Something that could have been in the futures pavilion was Canon's high-sensitivity ME20F-SH camera:
Our recent article on this device is well worth a look; for many, it will be the first time they've ever seen the motion of the Aurora Borealis in real time. At the show, Canon was cautious to control expectations, on the basis that the finished camera is likely to be rare and expensive, but this, along with its 8K cinema announcement and demonstration of HDR suggests that the company has, to understate the case, been busy.
The inexorable rise of IP
The final future prospect that's worth mentioning is the gradual rise of video over IP – that is, sending pictures down Ethernet cables as opposed to SDI lines. This year, as last, the show was strewn with promotional literature proclaiming loudly that “SDI must die!”, and while that isn't going to happen overnight it's traditionally been difficult to resist the inexorable rise of generic IT infrastructure over application-specific technology. There are essentially two reasons to do this: first, because IP creates an addressable network as opposed to a simple point-to-point link, which at the very least frees us from crosspoint routers which limit us to talking to one thing at a time. The second reason is simply cost, and while the very highest performance Ethernet standards are probably more expensive than SDI at the moment, that's likely to change.
It's important to realise that some of the things that are being said about IP are, to be fair, somewhat forward-looking. If we're to send uncompressed video over Ethernet, that's 1.5, 3, or exceptionally even 6 gigabits per second per signal, meaning that even ten-gigabit Ethernet will struggle to carry more than a few at once. 40-gigabit Ethernet is just round the corner. The alternative, which is really required to realise lots of the routing and cost advantages that are currently being discussed, is to compress the picture, costing quality and creating delay. This matters mightily for some applications and not at all for others, so long as, for instance, the delay from every camera on an OB truck is the same. There's also something of a standardisation process at work.
Various approaches are already being promoted with varying degrees of compatibility. NewTek's NDI standard, shown working as part of their Tricaster system, votes decidedly for flexibility, applying a degree of compression to make a lot of things possible over networks that probably already exist.
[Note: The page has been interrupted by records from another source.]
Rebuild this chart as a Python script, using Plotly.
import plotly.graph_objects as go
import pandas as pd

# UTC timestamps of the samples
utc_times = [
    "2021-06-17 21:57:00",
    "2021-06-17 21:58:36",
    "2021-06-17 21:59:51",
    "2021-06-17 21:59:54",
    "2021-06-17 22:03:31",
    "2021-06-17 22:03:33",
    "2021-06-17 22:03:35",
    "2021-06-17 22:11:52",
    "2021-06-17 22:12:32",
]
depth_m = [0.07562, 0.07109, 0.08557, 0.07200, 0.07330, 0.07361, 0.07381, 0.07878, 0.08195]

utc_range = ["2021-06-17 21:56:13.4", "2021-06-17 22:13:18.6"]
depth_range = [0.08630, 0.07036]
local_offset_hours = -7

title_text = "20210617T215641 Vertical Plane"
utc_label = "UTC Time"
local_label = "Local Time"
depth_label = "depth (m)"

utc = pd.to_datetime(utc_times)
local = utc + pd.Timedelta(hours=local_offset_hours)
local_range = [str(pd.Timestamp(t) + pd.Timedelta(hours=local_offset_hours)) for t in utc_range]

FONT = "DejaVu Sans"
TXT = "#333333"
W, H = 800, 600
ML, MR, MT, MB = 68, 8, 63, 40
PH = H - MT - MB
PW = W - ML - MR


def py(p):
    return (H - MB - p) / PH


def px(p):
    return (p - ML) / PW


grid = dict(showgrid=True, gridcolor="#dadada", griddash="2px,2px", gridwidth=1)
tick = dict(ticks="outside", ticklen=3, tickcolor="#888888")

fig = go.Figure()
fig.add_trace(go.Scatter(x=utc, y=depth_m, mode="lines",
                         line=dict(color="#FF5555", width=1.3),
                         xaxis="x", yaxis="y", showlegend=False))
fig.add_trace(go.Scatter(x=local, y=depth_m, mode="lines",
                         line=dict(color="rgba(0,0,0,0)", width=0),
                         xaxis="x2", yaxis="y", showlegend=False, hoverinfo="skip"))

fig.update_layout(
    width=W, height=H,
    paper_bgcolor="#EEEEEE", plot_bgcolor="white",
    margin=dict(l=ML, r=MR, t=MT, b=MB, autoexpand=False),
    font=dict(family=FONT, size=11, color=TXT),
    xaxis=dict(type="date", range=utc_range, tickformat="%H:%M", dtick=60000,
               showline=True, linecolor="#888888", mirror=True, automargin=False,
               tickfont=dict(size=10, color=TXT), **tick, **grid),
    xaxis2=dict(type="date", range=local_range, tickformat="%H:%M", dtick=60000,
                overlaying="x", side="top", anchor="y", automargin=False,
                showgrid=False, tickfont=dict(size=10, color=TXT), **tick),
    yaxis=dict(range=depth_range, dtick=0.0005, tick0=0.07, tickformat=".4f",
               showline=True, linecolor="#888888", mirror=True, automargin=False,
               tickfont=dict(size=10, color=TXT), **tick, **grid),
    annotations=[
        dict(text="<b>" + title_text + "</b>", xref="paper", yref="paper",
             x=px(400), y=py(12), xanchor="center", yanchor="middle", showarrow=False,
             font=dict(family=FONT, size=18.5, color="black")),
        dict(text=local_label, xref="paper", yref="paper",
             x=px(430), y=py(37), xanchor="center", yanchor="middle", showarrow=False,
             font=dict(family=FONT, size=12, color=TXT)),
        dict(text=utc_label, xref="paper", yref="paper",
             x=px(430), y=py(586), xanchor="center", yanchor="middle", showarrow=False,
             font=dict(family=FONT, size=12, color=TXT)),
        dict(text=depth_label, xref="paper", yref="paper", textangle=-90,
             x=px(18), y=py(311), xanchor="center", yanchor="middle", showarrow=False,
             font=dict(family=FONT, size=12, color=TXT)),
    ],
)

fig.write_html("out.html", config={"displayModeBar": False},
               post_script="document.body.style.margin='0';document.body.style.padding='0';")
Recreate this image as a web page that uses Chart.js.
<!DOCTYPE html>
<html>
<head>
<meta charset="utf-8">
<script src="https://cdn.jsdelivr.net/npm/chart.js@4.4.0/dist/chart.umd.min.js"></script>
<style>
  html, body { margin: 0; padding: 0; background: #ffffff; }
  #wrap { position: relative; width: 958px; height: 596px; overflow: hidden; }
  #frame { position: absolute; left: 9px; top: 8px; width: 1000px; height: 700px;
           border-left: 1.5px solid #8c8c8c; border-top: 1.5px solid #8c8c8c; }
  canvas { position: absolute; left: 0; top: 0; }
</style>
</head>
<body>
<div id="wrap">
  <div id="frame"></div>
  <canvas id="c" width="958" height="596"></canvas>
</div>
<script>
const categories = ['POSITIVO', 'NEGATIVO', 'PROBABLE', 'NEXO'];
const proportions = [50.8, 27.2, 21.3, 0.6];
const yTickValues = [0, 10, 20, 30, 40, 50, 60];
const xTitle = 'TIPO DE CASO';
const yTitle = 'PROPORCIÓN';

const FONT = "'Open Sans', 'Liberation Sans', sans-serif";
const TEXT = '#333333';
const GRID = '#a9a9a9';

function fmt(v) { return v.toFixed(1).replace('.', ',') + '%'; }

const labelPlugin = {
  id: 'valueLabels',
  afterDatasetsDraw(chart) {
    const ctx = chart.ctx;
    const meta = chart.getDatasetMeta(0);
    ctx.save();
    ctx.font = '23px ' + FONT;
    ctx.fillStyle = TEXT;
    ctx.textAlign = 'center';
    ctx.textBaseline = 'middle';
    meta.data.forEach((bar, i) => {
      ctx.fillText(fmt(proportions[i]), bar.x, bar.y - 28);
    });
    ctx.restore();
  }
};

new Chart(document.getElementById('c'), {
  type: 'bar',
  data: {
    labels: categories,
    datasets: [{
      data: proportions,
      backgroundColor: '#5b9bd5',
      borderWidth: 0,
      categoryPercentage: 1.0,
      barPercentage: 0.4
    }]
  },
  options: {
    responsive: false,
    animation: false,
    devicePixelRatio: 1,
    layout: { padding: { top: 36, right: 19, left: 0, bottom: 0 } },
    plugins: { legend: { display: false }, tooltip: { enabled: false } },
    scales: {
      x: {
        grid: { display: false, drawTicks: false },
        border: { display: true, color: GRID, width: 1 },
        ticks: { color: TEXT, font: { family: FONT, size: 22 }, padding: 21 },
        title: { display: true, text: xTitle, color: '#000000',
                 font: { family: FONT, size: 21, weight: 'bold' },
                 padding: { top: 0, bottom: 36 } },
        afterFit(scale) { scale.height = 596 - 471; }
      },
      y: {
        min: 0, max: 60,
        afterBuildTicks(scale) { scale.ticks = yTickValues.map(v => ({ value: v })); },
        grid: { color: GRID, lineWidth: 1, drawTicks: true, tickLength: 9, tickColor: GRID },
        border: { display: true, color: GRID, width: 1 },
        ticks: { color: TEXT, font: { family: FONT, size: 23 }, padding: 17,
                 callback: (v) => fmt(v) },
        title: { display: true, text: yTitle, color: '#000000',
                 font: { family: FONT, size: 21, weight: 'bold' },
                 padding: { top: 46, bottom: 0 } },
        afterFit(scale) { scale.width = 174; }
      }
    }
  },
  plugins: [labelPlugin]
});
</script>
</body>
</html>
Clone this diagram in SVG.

Blackmagic showed prototypes of its Teranex Mini converters, which are intended to support both 12-gigabit fibre SDI and 10-gigabit Ethernet transponder modules for maximum flexibility. At NAB, Grass Valley referred to video-over-IP as "SDVN", for software-defined video networking, perhaps in reference to the benefits of routing and long-distance transmission flexibility. Then there’s Sony’s IP Live which is gaining some substantial cross-industry support, the EBU-backed LiveIP Project and more. And the DVB is investigating open standards for transmitting 4K over IP, with a concentration on multicast and adaptive bitrates.
The best advantage will be had from these systems once they can work together, but it will probably be another year or eighteen months before it becomes clear exactly how that is going to happen and which solutions the industry wants to move forward with.